Compound interest is normally taxable

Unless you invest in a tax-sheltered account, you will have to pay taxes on any investment interest at your regular income tax rate. Interest rates paid on savings/checking accounts and bonds, as well as dividends (shared profits), are all generally taxable. This could mean around 30–35% in both state and federal taxes for those in the United States. So a 10% rate of return could end up being closer to 6% after taxes.

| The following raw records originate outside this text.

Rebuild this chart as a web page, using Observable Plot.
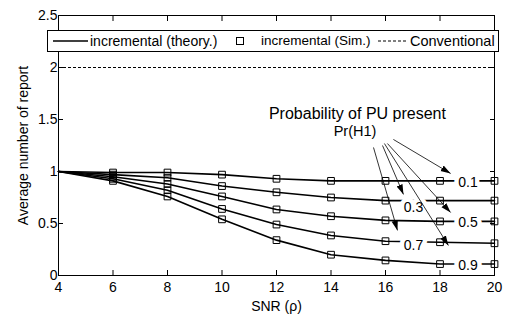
<!DOCTYPE html>
<html><head><meta charset="utf-8">
<script src="https://cdn.jsdelivr.net/npm/d3@7"></script>
<script src="https://cdn.jsdelivr.net/npm/@observablehq/plot@0.6"></script>
<style>
body{margin:0;background:#fff;}
#wrap{position:relative;width:508px;height:314px;font-family:"Liberation Sans",Arial,sans-serif;}
#legend{position:absolute;left:47px;top:30px;width:450px;height:20px;border:1px solid #000;background:#fff;font-size:14px;z-index:2;}
.li{position:absolute;top:2px;white-space:nowrap;line-height:16px;}
#legend svg{position:absolute;top:0;}
</style></head><body><div id="wrap"><div id="legend"></div></div>
<script>
const snr = [4, 6, 8, 10, 12, 14, 16, 18, 20];
const prH1 = [0.1, 0.3, 0.5, 0.7, 0.9];
const avg01 = [1, 0.99, 0.99, 0.97, 0.93, 0.91, 0.91, 0.91, 0.91];
const avg03 = [1, 0.97, 0.94, 0.86, 0.80, 0.75, 0.72, 0.72, 0.72];
const avg05 = [1, 0.95, 0.88, 0.76, 0.635, 0.57, 0.53, 0.52, 0.52];
const avg07 = [1, 0.93, 0.82, 0.64, 0.49, 0.385, 0.33, 0.32, 0.31];
const avg09 = [1, 0.91, 0.76, 0.54, 0.34, 0.20, 0.145, 0.11, 0.11];
const simSnr = [6, 8, 10, 12, 14, 16, 18, 20];
const conventional = 2;
const xTicks = [4, 6, 8, 10, 12, 14, 16, 18, 20];
const yTicks = [0, 0.5, 1, 1.5, 2, 2.5];
const labelText = ["0.1", "0.3", "0.5", "0.7", "0.9"];
const labelX = [19.03, 17.03, 19.03, 17.03, 19.03];
const labelY = [0.894, 0.654, 0.51, 0.288, 0.096];
const arrowX1 = [16.29, 15.89, 16.07, 15.56, 15.96];
const arrowY1 = [1.308, 1.25, 1.269, 1.231, 1.269];
const arrowX2 = [18.39, 16.66, 18.39, 16.44, 18.31];
const arrowY2 = [0.981, 0.779, 0.606, 0.433, 0.288];
const noteLines = ["Probability of PU present", "Pr(H1)"];
const noteX = [14.97, 14.88];
const noteY = [1.558, 1.385];
const noteSize = [16, 14.5];

const series = [avg01, avg03, avg05, avg07, avg09];
const data = prH1.flatMap((p, i) => snr.map((s, j) => ({snr: s, avg: series[i][j], pr: p})));
const simData = data.filter(d => simSnr.includes(d.snr));
const labels = labelText.map((t, i) => ({t, x: labelX[i], y: labelY[i]}));
const arrows = arrowX1.map((x1, i) => ({x1, y1: arrowY1[i], x2: arrowX2[i], y2: arrowY2[i]}));
const notes = noteLines.map((t, i) => ({t, x: noteX[i], y: noteY[i], s: noteSize[i]}));
const font = '"Liberation Sans", Arial, sans-serif';

function filledArrow(color) {
  const ns = "http://www.w3.org/2000/svg";
  const m = document.createElementNS(ns, "marker");
  m.setAttribute("viewBox", "-10 -4 10 8");
  m.setAttribute("markerWidth", "10");
  m.setAttribute("markerHeight", "8");
  m.setAttribute("markerUnits", "userSpaceOnUse");
  m.setAttribute("orient", "auto");
  m.setAttribute("refX", "0");
  m.setAttribute("refY", "0");
  const p = document.createElementNS(ns, "path");
  p.setAttribute("d", "M-10,-3.2L0,0L-10,3.2Z");
  p.setAttribute("fill", color || "black");
  p.setAttribute("stroke", "none");
  m.appendChild(p);
  return m;
}

const chart = Plot.plot({
  width: 508, height: 314,
  marginLeft: 58, marginRight: 14, marginTop: 15, marginBottom: 39,
  style: {fontFamily: font, fontSize: "13px", background: "white", color: "black"},
  x: {domain: [4, 20]},
  y: {domain: [0, 2.5]},
  marks: [
    Plot.ruleY([conventional], {stroke: "black", strokeWidth: 1, strokeDasharray: "3,2"}),
    Plot.line(data, {x: "snr", y: "avg", z: "pr", stroke: "black", strokeWidth: 1.6}),
    Plot.dot(simData, {x: "snr", y: "avg", symbol: "square", r: 3.8, stroke: "black", strokeWidth: 1, fill: "none"}),
    Plot.text(labels, {x: "x", y: "y", text: "t", fontSize: 14, fill: "black", stroke: "white", strokeWidth: 9}),
    Plot.link(arrows, {x1: "x1", y1: "y1", x2: "x2", y2: "y2", stroke: "black", strokeWidth: 0.8, markerEnd: filledArrow}),
    Plot.text(notes, {x: "x", y: "y", text: "t", fontSize: "s", fill: "black"}),
    Plot.frame({stroke: "black"}),
    Plot.axisX(xTicks, {anchor: "bottom", tickSize: -5, tickPadding: 12, fontSize: 14, label: "SNR (ρ)", labelAnchor: "center", labelArrow: "none", labelOffset: 35}),
    Plot.axisX(xTicks, {anchor: "top", tickSize: -5, tickFormat: () => "", label: null}),
    Plot.axisY(yTicks, {anchor: "left", tickSize: -5, tickPadding: 6, fontSize: 14, tickFormat: d => String(d), label: "Average number of report", labelAnchor: "center", labelArrow: "none", labelOffset: 40.5}),
    Plot.axisY(yTicks, {anchor: "right", tickSize: -5, tickFormat: () => "", label: null})
  ]
});
const wrap = document.getElementById("wrap");
wrap.insertBefore(chart, wrap.firstChild);

const lg = document.getElementById("legend");
lg.innerHTML = `
<svg width="42" height="20" style="left:4px"><line x1="1" x2="36" y1="10" y2="10" stroke="black" stroke-width="1.6"/></svg>
<span class="li" style="left:42px">incremental (theory.)</span>
<svg width="20" height="20" style="left:182px"><rect x="6.5" y="6.5" width="7" height="7" fill="none" stroke="black"/></svg>
<span class="li" style="left:213px;font-size:13.5px">incremental (Sim.)</span>
<svg width="34" height="20" style="left:328px"><line x1="2" x2="30" y1="10" y2="10" stroke="black" stroke-dasharray="3,2"/></svg>
<span class="li" style="left:362px;font-size:14.5px">Conventional</span>`;
</script>
</body></html>
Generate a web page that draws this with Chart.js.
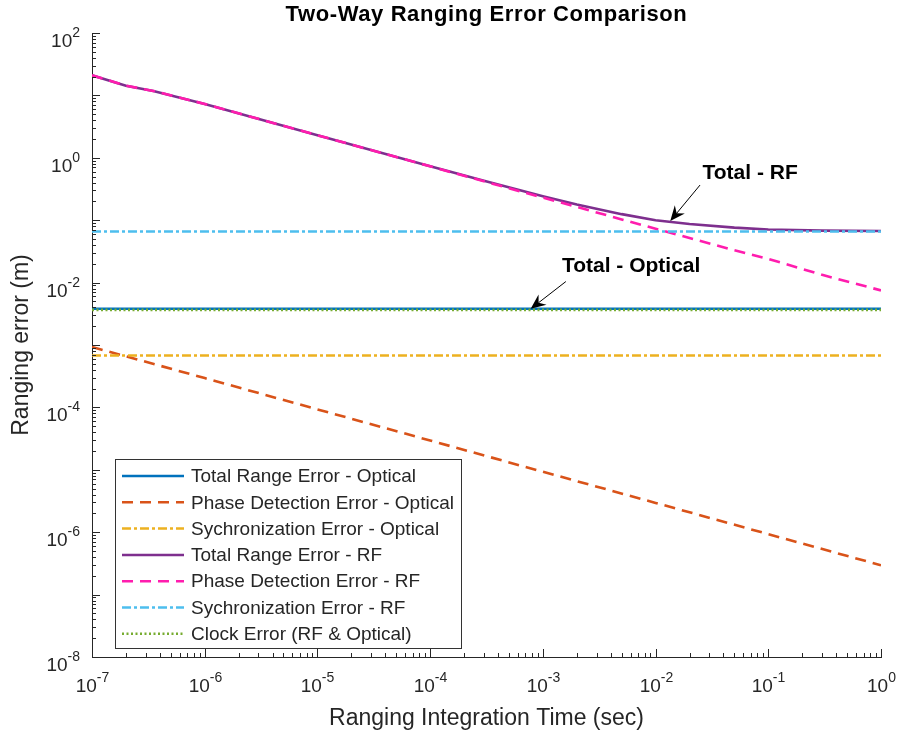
<!DOCTYPE html>
<html>
<head>
<meta charset="utf-8">
<title>Two-Way Ranging Error Comparison</title>
<script src="https://cdn.jsdelivr.net/npm/chart.js@4.4.0/dist/chart.umd.min.js"></script>
<style>
  body { margin: 0; background: #fff; }
  canvas { display: block; }
</style>
</head>
<body>
<canvas id="chart" width="899" height="738"></canvas>
<script>
// values (log-log)
const timeRF = [1e-7, 2e-7, 3.5e-7, 1e-6, 1e-5, 1e-4, 3e-4, 1e-3, 2e-3, 5e-3, 1e-2, 2e-2, 5e-2, 1e-1, 3e-1, 1];
const totalRF = [21, 14.3, 11.8, 7.3, 2.3, 0.735, 0.428, 0.242, 0.178, 0.125, 0.1, 0.087, 0.076, 0.071, 0.068, 0.067];
const phaseRF = [21, 14.3, 11.8, 7.3, 2.3, 0.73, 0.42, 0.23, 0.163, 0.103, 0.073, 0.052, 0.033, 0.024, 0.0133, 0.0075];
const timeDecades = [1e-7, 1e-6, 1e-5, 1e-4, 1e-3, 1e-2, 1e-1, 1];
const phaseOptical = [9.3e-4, 2.95e-4, 9.3e-5, 2.95e-5, 9.3e-6, 2.95e-6, 9.3e-7, 2.95e-7];
const timeFlat = [1e-7, 1];
const totalOptical = [3.8e-3, 3.8e-3];
const syncOptical = [6.8e-4, 6.8e-4];
const syncRF = [0.066, 0.066];
const clockError = [3.65e-3, 3.65e-3];

const FONT = '"Liberation Sans", Arial, Helvetica, sans-serif';
const TEXT = '#262626';
const TITLE = 'Two-Way Ranging Error Comparison';

function pts(xs, ys) {
  return xs.map((x, i) => ({ x: x, y: ys[i] }));
}

const series = [
  { label: 'Total Range Error - Optical', data: pts(timeFlat, totalOptical), color: '#0072BD', dash: [] },
  { label: 'Phase Detection Error - Optical', data: pts(timeDecades, phaseOptical), color: '#D95319', dash: [11, 7] },
  { label: 'Sychronization Error - Optical', data: pts(timeFlat, syncOptical), color: '#EDB120', dash: [9, 3, 3, 3] },
  { label: 'Total Range Error - RF', data: pts(timeRF, totalRF), color: '#7E2F8E', dash: [] },
  { label: 'Phase Detection Error - RF', data: pts(timeRF, phaseRF), color: '#FF1DAE', dash: [11, 7] },
  { label: 'Sychronization Error - RF', data: pts(timeFlat, syncRF), color: '#4DBEEE', dash: [9, 3, 3, 3] },
  { label: 'Clock Error (RF & Optical)', data: pts(timeFlat, clockError), color: '#77AC30', dash: [2, 2.5] }
];

// arrows in data coordinates: [time, error]
const notes = [
  { text: 'Total - RF', label: [0.069, 0.57], tail: [0.0248, 0.366], head: [0.0135, 0.097] },
  { text: 'Total - Optical', label: [6.07e-3, 0.0185], tail: [1.6e-3, 0.0104], head: [7.8e-4, 3.8e-3] }
];

// 1..9 x 10^n ticks for every decade
function logTicks(scale) {
  const lo = Math.round(Math.log10(scale.min));
  const hi = Math.round(Math.log10(scale.max));
  const ticks = [];
  for (let e = lo; e <= hi; e++) {
    for (let m = 1; m <= 9; m++) {
      if (e === hi && m > 1) break;
      ticks.push({ value: m * Math.pow(10, e), major: m === 1 });
    }
  }
  scale.ticks = ticks;
}

function drawPow(ctx, x, y, exp, align) {
  const base = '10';
  const sup = String(exp);
  ctx.font = '19px ' + FONT;
  const bw = ctx.measureText(base).width;
  ctx.font = '14px ' + FONT;
  const sw = ctx.measureText(sup).width;
  const x0 = align === 'right' ? x - bw - sw : x - (bw + sw) / 2;
  ctx.textAlign = 'left';
  ctx.textBaseline = 'alphabetic';
  ctx.font = '19px ' + FONT;
  ctx.fillText(base, x0, y);
  ctx.font = '14px ' + FONT;
  ctx.fillText(sup, x0 + bw, y - 10);
}

// inward ticks, powers-of-ten labels and the centred title
const axisDecor = {
  id: 'axisDecor',
  afterDraw(chart) {
    const ctx = chart.ctx;
    const xs = chart.scales.x, ys = chart.scales.y;
    const area = chart.chartArea;
    ctx.save();
    ctx.fillStyle = TEXT;
    ctx.strokeStyle = TEXT;
    ctx.lineWidth = 1;
    xs.ticks.forEach(t => {
      const px = Math.round(xs.getPixelForValue(t.value)) + 0.5;
      ctx.beginPath();
      ctx.moveTo(px, area.bottom);
      ctx.lineTo(px, area.bottom - (t.major ? 8 : 4));
      ctx.stroke();
      if (t.major) drawPow(ctx, px, area.bottom + 35, Math.round(Math.log10(t.value)), 'center');
    });
    ys.ticks.forEach(t => {
      const py = Math.round(ys.getPixelForValue(t.value)) + 0.5;
      ctx.beginPath();
      ctx.moveTo(area.left, py);
      ctx.lineTo(area.left + (t.major ? 8 : 4), py);
      ctx.stroke();
      const e = Math.round(Math.log10(t.value));
      if (t.major && e % 2 === 0) drawPow(ctx, area.left - 12, py + 13, e, 'right');
    });
    ctx.fillStyle = '#000';
    ctx.font = 'bold 22px ' + FONT;
    ctx.letterSpacing = '0.6px';
    ctx.textAlign = 'center';
    ctx.textBaseline = 'middle';
    ctx.fillText(TITLE, (area.left + area.right) / 2, 15);
    ctx.restore();
  }
};

function arrow(ctx, x1, y1, x2, y2) {
  const ang = Math.atan2(y2 - y1, x2 - x1);
  const len = 15, back = 10, half = 6.5;
  ctx.beginPath();
  ctx.moveTo(x1, y1);
  ctx.lineTo(x2 - Math.cos(ang) * back, y2 - Math.sin(ang) * back);
  ctx.stroke();
  const bx = x2 - Math.cos(ang) * len, by = y2 - Math.sin(ang) * len;
  const nx = -Math.sin(ang), ny = Math.cos(ang);
  ctx.beginPath();
  ctx.moveTo(x2, y2);
  ctx.lineTo(bx + nx * half, by + ny * half);
  ctx.lineTo(x2 - Math.cos(ang) * back, y2 - Math.sin(ang) * back);
  ctx.lineTo(bx - nx * half, by - ny * half);
  ctx.closePath();
  ctx.fill();
}

const notesPlugin = {
  id: 'notes',
  afterDatasetsDraw(chart) {
    const ctx = chart.ctx;
    const xs = chart.scales.x, ys = chart.scales.y;
    ctx.save();
    ctx.fillStyle = '#000';
    ctx.strokeStyle = '#000';
    ctx.lineWidth = 1;
    notes.forEach(n => {
      const px = v => xs.getPixelForValue(v[0]);
      const py = v => ys.getPixelForValue(v[1]);
      arrow(ctx, px(n.tail), py(n.tail), px(n.head), py(n.head));
      ctx.font = 'bold 21px ' + FONT;
      ctx.textAlign = 'center';
      ctx.textBaseline = 'middle';
      ctx.fillText(n.text, px(n.label), py(n.label));
    });
    ctx.restore();
  }
};

// legend box sitting inside the plot, lower left
const boxLegend = {
  id: 'boxLegend',
  afterDraw(chart) {
    const ctx = chart.ctx;
    const area = chart.chartArea;
    const w = 346, h = 189, rowH = 26.3;
    const left = area.left + 23;
    const top = area.bottom - 9 - h;
    ctx.save();
    ctx.fillStyle = '#fff';
    ctx.fillRect(left, top, w, h);
    ctx.strokeStyle = '#333';
    ctx.lineWidth = 1;
    ctx.strokeRect(Math.round(left) + 0.5, Math.round(top) + 0.5, w, h);
    ctx.font = '19px ' + FONT;
    ctx.textAlign = 'left';
    ctx.textBaseline = 'middle';
    chart.data.datasets.forEach((ds, i) => {
      const cy = top + 17 + i * rowH;
      ctx.strokeStyle = ds.borderColor;
      ctx.lineWidth = 2.5;
      ctx.setLineDash(ds.borderDash);
      ctx.beginPath();
      ctx.moveTo(left + 7, cy);
      ctx.lineTo(left + 69, cy);
      ctx.stroke();
      ctx.setLineDash([]);
      ctx.fillStyle = TEXT;
      ctx.fillText(ds.label, left + 76, cy + 1);
    });
    ctx.restore();
  }
};

new Chart(document.getElementById('chart'), {
  type: 'line',
  data: {
    datasets: series.map((s, i) => ({
      label: s.label,
      data: s.data,
      borderColor: s.color,
      backgroundColor: s.color,
      borderDash: s.dash,
      borderWidth: 2.6,
      pointRadius: 0,
      fill: false,
      tension: 0,
      order: series.length - i
    }))
  },
  options: {
    responsive: false,
    animation: false,
    devicePixelRatio: 1,
    layout: { padding: { left: 0, right: 18, top: 33, bottom: 0 } },
    plugins: {
      legend: { display: false },
      tooltip: { enabled: false },
      title: { display: false }
    },
    scales: {
      x: {
        type: 'logarithmic',
        position: 'bottom',
        min: 1e-7,
        max: 1,
        afterBuildTicks: logTicks,
        afterFit: s => { s.height = 81; },
        border: { color: TEXT, width: 1 },
        grid: { display: false },
        ticks: { display: false, autoSkip: false },
        title: {
          display: true,
          text: 'Ranging Integration Time (sec)',
          color: TEXT,
          font: { family: FONT, size: 23 },
          padding: { top: 0, bottom: 6 }
        }
      },
      y: {
        type: 'logarithmic',
        position: 'left',
        min: 1e-8,
        max: 100,
        afterBuildTicks: logTicks,
        afterFit: s => { s.width = 92; },
        border: { color: TEXT, width: 1 },
        grid: { display: false },
        ticks: { display: false, autoSkip: false },
        title: {
          display: true,
          text: 'Ranging error (m)',
          color: TEXT,
          font: { family: FONT, size: 23 },
          padding: { top: 8, bottom: 0 }
        }
      }
    }
  },
  plugins: [axisDecor, notesPlugin, boxLegend]
});
</script>
</body>
</html>
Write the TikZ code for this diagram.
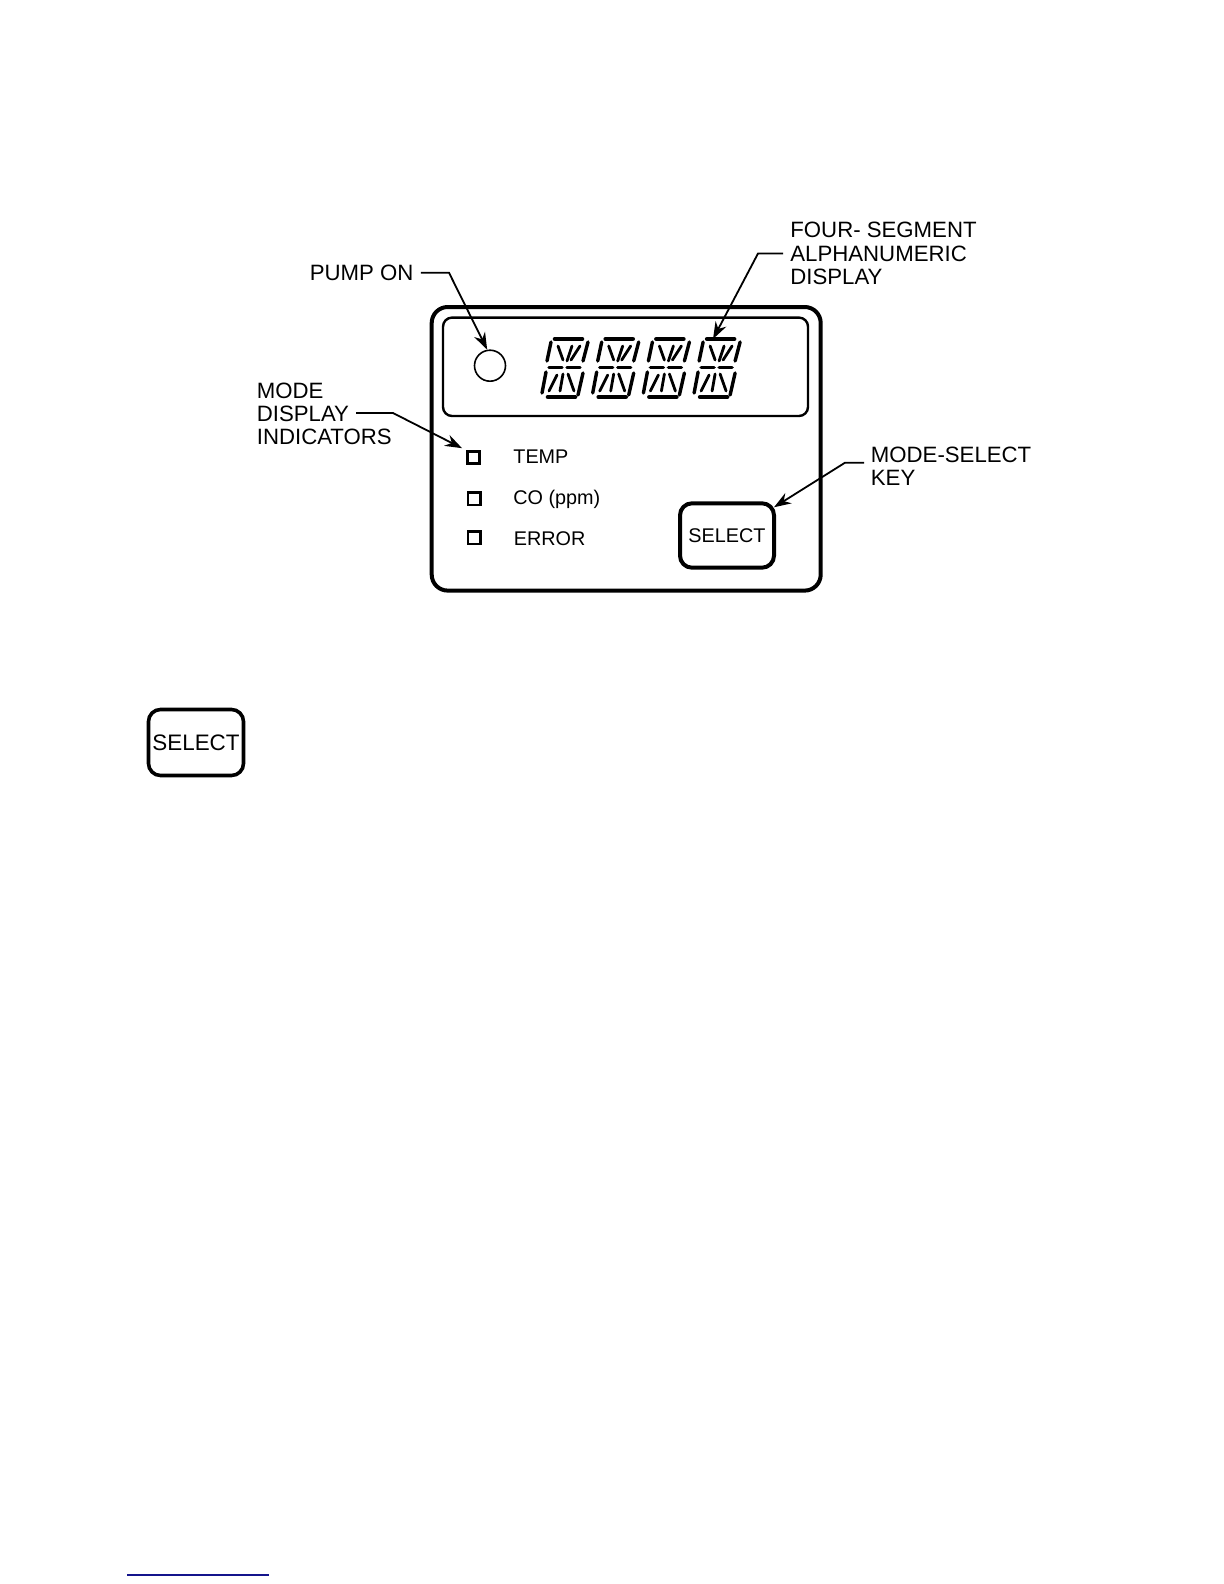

Tax-sheltered accounts protect your earnings until withdrawn

The answer can be found in tax-sheltered accounts. A tax-sheltered account lets interest accumulate within your account without being taxed until it is withdrawn. This puts the power of compounding back into your hands, because your investment has the potential to grow faster without taxes cutting into your growing interest. Here are some tax-advantaged strategies to consider:

  • Tax-deferred retirement plans such as individual retirement accounts
  • Tax-deferred annuities

A tax-sheltered account puts the concept of compounding back into your hands, because your investment has the potential to grow faster without taxes cutting into your growing interest.